# THE PROBLEM
Extract every line from the records below that contains the word "with".

# DATA EXTRACT
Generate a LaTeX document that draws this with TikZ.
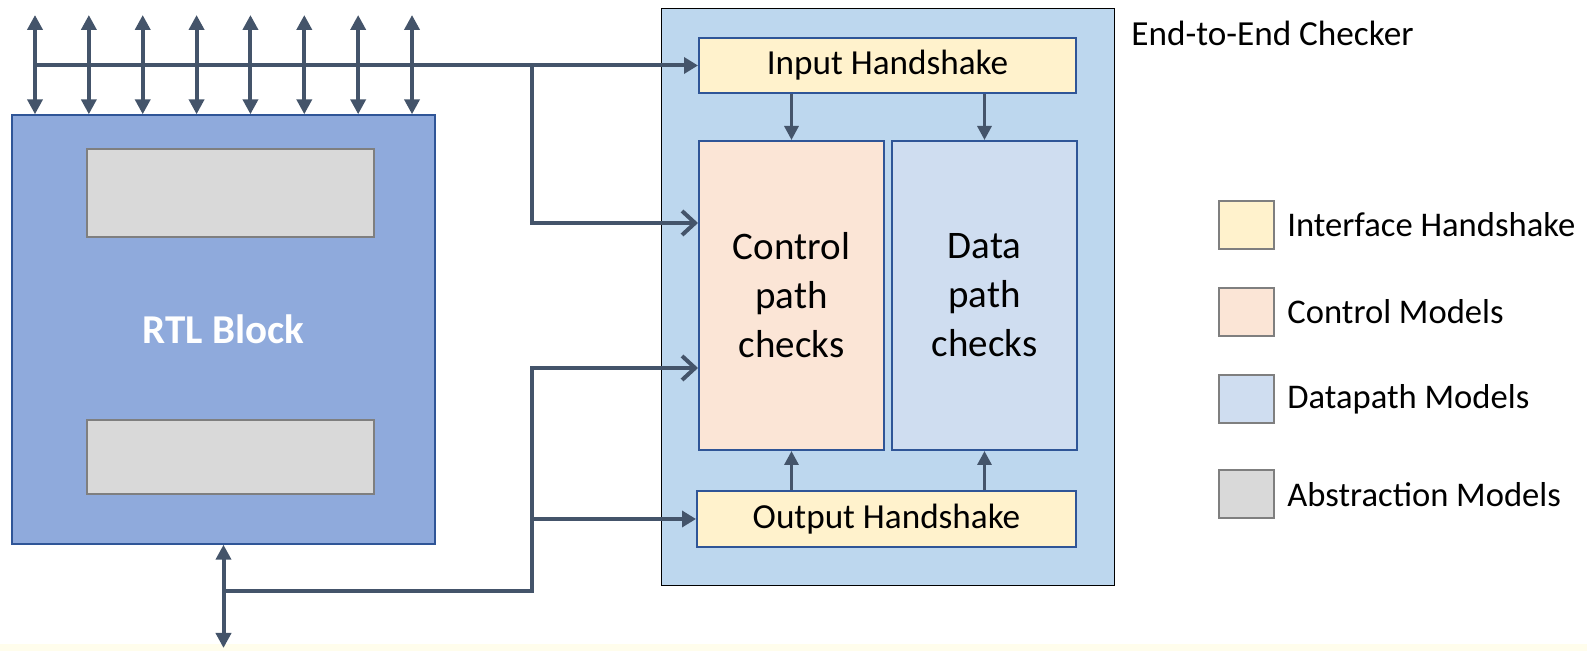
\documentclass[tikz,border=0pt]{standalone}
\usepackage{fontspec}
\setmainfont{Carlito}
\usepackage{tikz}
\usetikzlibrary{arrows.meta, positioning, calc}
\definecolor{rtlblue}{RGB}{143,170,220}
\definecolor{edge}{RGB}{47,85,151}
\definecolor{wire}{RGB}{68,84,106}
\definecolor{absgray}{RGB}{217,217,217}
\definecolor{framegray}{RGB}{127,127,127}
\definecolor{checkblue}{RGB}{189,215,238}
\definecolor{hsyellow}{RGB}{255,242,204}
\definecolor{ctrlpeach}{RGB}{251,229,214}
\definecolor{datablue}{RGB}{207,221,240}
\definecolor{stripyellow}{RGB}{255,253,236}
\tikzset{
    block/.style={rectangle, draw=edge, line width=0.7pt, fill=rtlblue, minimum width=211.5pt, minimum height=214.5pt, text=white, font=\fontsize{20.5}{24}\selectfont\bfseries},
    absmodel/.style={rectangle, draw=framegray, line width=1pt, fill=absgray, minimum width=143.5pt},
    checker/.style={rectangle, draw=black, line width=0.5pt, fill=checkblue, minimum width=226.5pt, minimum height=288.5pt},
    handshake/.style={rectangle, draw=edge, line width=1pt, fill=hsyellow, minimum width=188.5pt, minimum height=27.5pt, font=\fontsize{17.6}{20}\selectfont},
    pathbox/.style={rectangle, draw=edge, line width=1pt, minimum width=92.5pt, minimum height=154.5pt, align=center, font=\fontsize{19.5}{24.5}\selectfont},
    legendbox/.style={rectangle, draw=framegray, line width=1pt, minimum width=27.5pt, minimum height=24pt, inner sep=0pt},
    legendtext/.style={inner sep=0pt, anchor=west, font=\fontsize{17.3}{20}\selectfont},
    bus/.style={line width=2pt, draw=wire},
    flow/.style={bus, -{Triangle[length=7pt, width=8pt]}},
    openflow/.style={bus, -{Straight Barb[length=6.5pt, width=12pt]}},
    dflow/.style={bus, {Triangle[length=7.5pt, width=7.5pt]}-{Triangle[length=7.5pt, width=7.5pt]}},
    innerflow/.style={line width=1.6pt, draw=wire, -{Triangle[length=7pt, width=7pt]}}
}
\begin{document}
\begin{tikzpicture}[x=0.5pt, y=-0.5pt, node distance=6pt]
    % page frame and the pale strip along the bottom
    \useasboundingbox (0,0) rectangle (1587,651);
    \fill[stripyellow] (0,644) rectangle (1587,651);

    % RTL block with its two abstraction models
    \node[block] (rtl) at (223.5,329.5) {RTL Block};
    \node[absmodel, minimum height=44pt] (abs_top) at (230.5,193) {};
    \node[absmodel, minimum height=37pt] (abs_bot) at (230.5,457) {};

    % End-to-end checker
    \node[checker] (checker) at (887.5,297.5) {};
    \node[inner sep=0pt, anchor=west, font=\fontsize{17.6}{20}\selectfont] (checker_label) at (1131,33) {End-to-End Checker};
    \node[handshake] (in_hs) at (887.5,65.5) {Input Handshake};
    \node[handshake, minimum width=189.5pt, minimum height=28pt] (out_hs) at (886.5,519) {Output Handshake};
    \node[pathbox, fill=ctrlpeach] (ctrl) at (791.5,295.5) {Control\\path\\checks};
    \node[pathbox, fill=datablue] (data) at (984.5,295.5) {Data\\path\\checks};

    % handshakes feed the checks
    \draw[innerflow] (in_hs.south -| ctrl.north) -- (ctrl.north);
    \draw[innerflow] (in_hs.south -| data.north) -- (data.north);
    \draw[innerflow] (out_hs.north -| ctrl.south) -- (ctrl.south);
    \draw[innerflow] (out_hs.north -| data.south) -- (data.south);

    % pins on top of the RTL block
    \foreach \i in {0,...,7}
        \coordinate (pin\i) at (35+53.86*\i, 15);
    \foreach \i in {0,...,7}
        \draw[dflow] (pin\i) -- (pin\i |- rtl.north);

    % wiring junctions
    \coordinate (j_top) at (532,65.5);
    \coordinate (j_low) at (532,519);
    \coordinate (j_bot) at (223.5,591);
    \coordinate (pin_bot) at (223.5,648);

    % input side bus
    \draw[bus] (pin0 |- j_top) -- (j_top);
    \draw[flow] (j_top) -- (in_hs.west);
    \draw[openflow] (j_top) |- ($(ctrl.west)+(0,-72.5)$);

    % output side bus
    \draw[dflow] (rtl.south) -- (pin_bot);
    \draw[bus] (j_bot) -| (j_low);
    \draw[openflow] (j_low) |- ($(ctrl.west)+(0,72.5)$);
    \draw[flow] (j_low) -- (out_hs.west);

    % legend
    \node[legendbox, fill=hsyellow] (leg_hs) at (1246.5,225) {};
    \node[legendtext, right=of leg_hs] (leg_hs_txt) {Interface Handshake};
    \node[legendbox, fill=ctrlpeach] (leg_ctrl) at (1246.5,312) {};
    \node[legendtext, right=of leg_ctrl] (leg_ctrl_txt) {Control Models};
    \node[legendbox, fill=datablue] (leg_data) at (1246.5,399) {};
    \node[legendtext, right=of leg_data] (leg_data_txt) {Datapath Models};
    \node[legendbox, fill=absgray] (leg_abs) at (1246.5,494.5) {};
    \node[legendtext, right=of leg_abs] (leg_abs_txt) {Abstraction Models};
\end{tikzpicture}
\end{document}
==
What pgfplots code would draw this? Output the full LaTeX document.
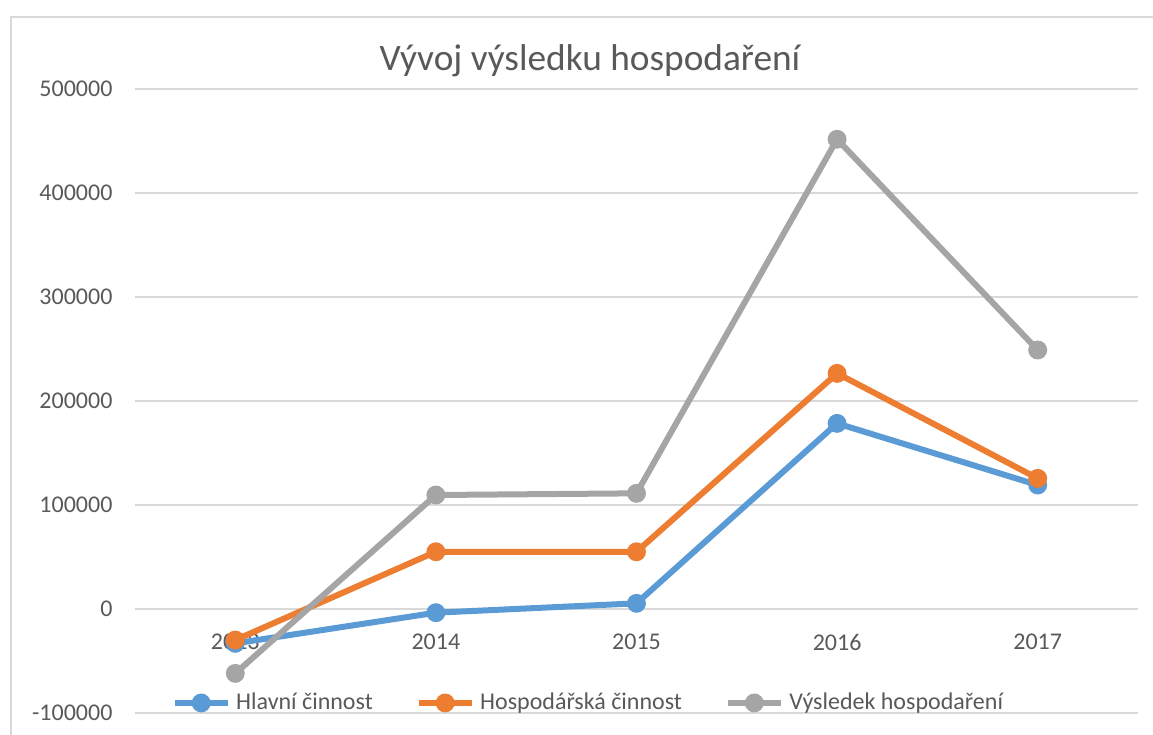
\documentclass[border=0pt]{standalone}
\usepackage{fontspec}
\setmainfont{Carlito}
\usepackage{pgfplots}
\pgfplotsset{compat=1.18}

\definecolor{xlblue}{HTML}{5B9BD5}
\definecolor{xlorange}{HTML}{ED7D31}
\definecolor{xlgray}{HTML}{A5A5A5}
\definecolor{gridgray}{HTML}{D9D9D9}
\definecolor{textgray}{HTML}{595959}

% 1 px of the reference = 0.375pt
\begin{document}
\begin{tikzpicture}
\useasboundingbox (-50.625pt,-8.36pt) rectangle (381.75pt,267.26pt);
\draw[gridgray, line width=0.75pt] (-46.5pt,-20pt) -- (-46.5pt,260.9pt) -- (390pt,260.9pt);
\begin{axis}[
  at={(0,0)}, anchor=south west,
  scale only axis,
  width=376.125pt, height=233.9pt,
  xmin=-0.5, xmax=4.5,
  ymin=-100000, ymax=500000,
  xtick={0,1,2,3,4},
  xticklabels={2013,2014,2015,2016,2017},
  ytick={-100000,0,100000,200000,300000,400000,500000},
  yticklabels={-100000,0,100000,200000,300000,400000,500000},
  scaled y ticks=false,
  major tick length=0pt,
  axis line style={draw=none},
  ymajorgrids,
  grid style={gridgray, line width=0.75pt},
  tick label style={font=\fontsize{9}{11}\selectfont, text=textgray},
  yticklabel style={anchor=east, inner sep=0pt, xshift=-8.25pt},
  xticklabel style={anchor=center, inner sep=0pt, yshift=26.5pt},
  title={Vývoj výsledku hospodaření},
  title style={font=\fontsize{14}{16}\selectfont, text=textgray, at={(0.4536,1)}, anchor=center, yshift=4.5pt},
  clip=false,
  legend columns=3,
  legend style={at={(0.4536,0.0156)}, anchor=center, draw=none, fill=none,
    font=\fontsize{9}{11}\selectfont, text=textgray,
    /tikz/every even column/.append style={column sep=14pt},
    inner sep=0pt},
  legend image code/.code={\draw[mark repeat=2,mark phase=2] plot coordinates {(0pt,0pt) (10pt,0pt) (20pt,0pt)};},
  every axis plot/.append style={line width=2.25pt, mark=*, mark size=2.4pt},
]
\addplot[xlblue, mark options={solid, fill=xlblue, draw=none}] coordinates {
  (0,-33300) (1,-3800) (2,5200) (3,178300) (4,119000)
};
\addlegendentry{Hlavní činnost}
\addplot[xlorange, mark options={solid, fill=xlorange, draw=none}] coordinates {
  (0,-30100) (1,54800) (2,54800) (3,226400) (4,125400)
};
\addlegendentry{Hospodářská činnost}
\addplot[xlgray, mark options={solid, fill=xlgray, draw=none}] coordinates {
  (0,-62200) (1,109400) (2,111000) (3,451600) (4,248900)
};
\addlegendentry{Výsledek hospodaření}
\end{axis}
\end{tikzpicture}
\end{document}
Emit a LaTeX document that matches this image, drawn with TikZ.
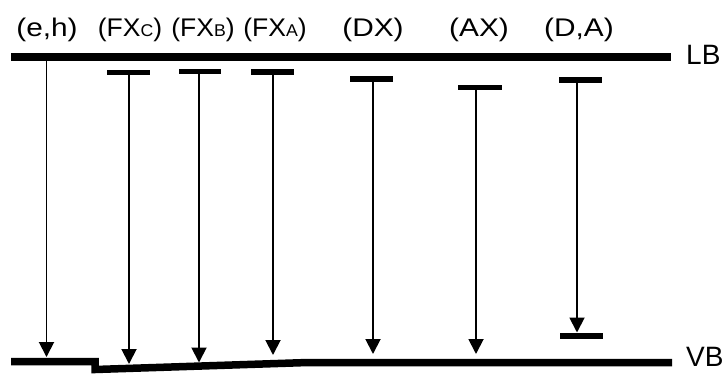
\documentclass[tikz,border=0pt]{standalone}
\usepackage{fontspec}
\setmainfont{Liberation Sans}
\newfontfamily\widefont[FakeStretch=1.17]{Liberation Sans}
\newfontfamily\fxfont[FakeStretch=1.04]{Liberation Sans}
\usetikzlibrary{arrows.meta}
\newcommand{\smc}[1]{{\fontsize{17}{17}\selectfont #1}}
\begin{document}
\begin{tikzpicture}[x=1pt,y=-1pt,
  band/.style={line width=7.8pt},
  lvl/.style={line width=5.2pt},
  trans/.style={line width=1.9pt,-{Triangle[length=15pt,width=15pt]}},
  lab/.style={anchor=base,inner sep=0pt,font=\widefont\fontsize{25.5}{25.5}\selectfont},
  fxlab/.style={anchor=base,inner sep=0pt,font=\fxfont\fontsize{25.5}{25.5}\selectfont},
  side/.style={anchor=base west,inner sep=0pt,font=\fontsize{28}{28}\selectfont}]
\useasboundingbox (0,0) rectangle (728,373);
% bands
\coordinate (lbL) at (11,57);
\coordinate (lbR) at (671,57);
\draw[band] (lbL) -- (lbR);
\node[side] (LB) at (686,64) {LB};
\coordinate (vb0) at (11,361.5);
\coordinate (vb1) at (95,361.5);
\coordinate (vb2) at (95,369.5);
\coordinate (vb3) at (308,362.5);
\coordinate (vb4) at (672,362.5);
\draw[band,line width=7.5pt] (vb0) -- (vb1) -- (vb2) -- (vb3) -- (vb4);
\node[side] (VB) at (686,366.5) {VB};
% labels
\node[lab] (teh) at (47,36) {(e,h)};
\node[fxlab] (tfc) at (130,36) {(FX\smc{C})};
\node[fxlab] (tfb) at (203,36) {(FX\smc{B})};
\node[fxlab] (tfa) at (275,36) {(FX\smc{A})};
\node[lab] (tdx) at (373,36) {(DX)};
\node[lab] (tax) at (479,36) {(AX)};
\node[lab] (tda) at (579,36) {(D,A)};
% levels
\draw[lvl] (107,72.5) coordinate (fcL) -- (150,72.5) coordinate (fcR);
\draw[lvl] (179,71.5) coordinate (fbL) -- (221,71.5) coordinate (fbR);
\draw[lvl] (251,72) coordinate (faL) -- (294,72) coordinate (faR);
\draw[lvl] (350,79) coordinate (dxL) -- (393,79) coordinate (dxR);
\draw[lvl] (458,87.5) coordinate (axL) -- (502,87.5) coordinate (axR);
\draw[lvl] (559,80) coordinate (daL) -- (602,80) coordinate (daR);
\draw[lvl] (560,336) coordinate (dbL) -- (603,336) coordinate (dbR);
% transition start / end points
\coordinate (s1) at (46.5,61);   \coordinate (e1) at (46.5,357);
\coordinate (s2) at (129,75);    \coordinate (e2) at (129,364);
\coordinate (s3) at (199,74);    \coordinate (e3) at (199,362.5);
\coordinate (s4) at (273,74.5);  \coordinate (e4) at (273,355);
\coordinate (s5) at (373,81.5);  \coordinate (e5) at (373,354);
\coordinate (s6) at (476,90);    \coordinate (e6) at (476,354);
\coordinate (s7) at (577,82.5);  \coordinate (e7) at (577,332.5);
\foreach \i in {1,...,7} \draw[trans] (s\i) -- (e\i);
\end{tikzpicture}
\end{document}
...
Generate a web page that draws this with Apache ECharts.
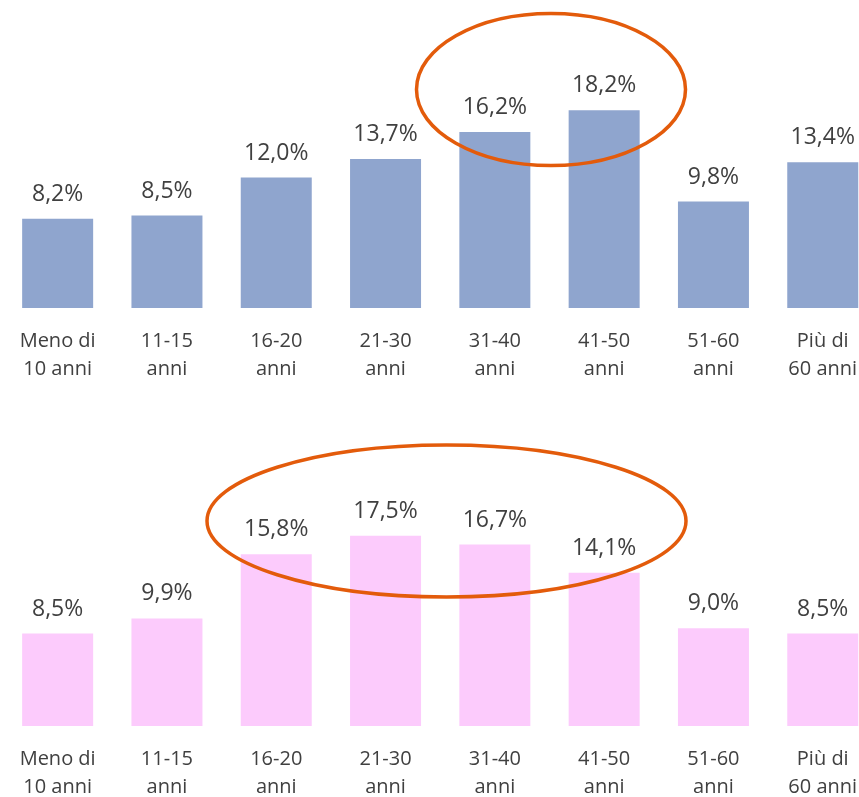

# EXPECTED OUTPUT
Generate a LaTeX document that draws this with TikZ.
    % RTL block with its two abstraction models
Emit a LaTeX document that matches this image, drawn with TikZ.
Generate a web page that draws this with Apache ECharts.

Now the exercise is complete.